PROVIDED DATA:
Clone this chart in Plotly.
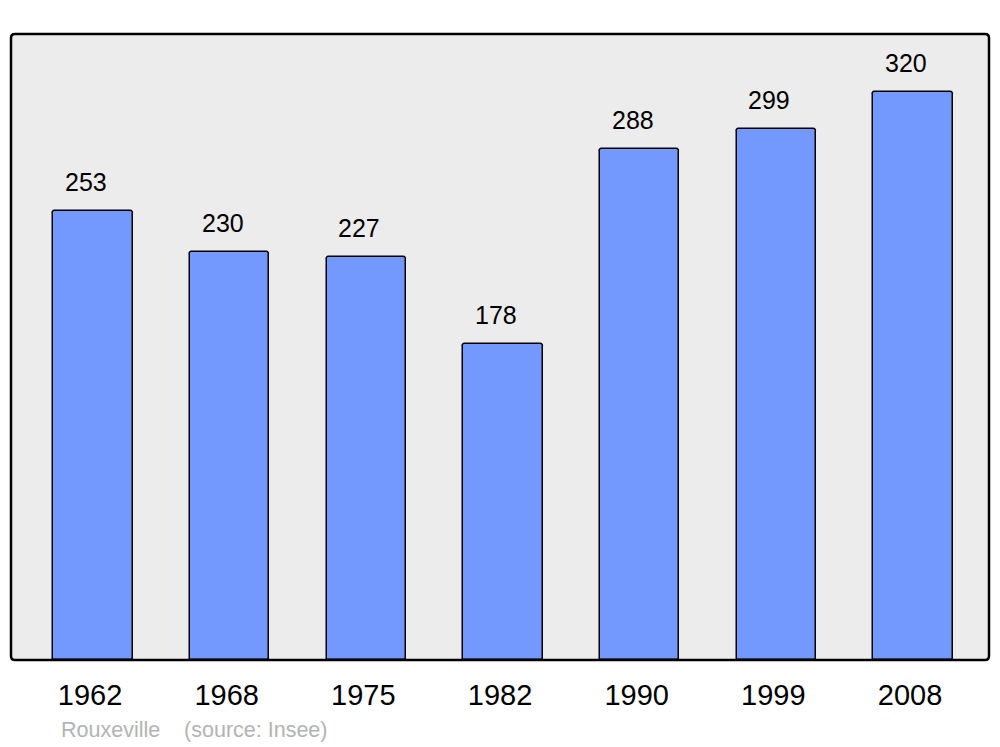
import plotly.graph_objects as go

years = ["1962", "1968", "1975", "1982", "1990", "1999", "2008"]
population = [253, 230, 227, 178, 288, 299, 320]
commune = "Rouxeville"
source = "(source: Insee)"

W, H = 1000, 747
L, R, T, B = 11, 11, 34, 87
FONT = "Liberation Sans, Arial, sans-serif"

fig = go.Figure()
fig.add_trace(go.Bar(
    x=years, y=population, width=0.58,
    marker=dict(color="#7399ff", line=dict(color="#000000", width=1.5), cornerradius=3),
    hoverinfo="skip",
))

for i, v in enumerate(population):
    fig.add_annotation(x=i, y=v, xref="x", yref="y", text=str(v), showarrow=False,
                       yanchor="bottom", yshift=13, xshift=-7,
                       font=dict(family=FONT, size=25, color="#000"))

# rounded frame around plotting area (paper coords)
pw, ph = W - L - R, H - T - B
rx, ry = 4 / pw, 4 / ph
path = (f"M {rx},0 L {1-rx},0 Q 1,0 1,{ry} L 1,{1-ry} Q 1,1 {1-rx},1 "
        f"L {rx},1 Q 0,1 0,{1-ry} L 0,{ry} Q 0,0 {rx},0 Z")
fig.add_shape(type="path", xref="paper", yref="paper", path=path,
              line=dict(color="#000000", width=2.5), layer="above")

fig.add_annotation(xref="paper", yref="paper", x=48 / pw, y=-(730 - (H - B)) / ph,
                   xanchor="left", yanchor="middle", showarrow=False,
                   text=f"{commune}&nbsp;&nbsp;&nbsp;&nbsp;{source}",
                   font=dict(family=FONT, size=21.5, color="#b3b3b3"))

fig.update_layout(
    width=W, height=H,
    margin=dict(l=L, r=R, t=T, b=B),
    paper_bgcolor="#ffffff", plot_bgcolor="#ececec",
    showlegend=False, bargap=0,
    xaxis=dict(type="category", range=[-0.600, 6.556], showgrid=False, zeroline=False,
               showline=False, ticks="", ticklabelstandoff=15, ticklabelshift=-3,
               tickfont=dict(family=FONT, size=29, color="#000")),
    yaxis=dict(range=[0, 352.7], showgrid=False, zeroline=False, showline=False,
               showticklabels=False, ticks=""),
)

fig.write_html("out.html", config={"displayModeBar": False},
               post_script="document.body.style.margin='0';document.body.style.overflow='hidden';")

GIVEN EXERCISE:
All of the material above needs to be restated exactly, with no pictures.

WRITTEN SOLUTION:
Clone this chart in Plotly.
import plotly.graph_objects as go

years = ["1962", "1968", "1975", "1982", "1990", "1999", "2008"]
population = [253, 230, 227, 178, 288, 299, 320]
commune = "Rouxeville"
source = "(source: Insee)"

W, H = 1000, 747
L, R, T, B = 11, 11, 34, 87
FONT = "Liberation Sans, Arial, sans-serif"

fig = go.Figure()
fig.add_trace(go.Bar(
    x=years, y=population, width=0.58,
    marker=dict(color="#7399ff", line=dict(color="#000000", width=1.5), cornerradius=3),
    hoverinfo="skip",
))

for i, v in enumerate(population):
    fig.add_annotation(x=i, y=v, xref="x", yref="y", text=str(v), showarrow=False,
                       yanchor="bottom", yshift=13, xshift=-7,
                       font=dict(family=FONT, size=25, color="#000"))

# rounded frame around plotting area (paper coords)
pw, ph = W - L - R, H - T - B
rx, ry = 4 / pw, 4 / ph
path = (f"M {rx},0 L {1-rx},0 Q 1,0 1,{ry} L 1,{1-ry} Q 1,1 {1-rx},1 "
        f"L {rx},1 Q 0,1 0,{1-ry} L 0,{ry} Q 0,0 {rx},0 Z")
fig.add_shape(type="path", xref="paper", yref="paper", path=path,
              line=dict(color="#000000", width=2.5), layer="above")

fig.add_annotation(xref="paper", yref="paper", x=48 / pw, y=-(730 - (H - B)) / ph,
                   xanchor="left", yanchor="middle", showarrow=False,
                   text=f"{commune}&nbsp;&nbsp;&nbsp;&nbsp;{source}",
                   font=dict(family=FONT, size=21.5, color="#b3b3b3"))

fig.update_layout(
    width=W, height=H,
    margin=dict(l=L, r=R, t=T, b=B),
    paper_bgcolor="#ffffff", plot_bgcolor="#ececec",
    showlegend=False, bargap=0,
    xaxis=dict(type="category", range=[-0.600, 6.556], showgrid=False, zeroline=False,
               showline=False, ticks="", ticklabelstandoff=15, ticklabelshift=-3,
               tickfont=dict(family=FONT, size=29, color="#000")),
    yaxis=dict(range=[0, 352.7], showgrid=False, zeroline=False, showline=False,
               showticklabels=False, ticks=""),
)

fig.write_html("out.html", config={"displayModeBar": False},
               post_script="document.body.style.margin='0';document.body.style.overflow='hidden';")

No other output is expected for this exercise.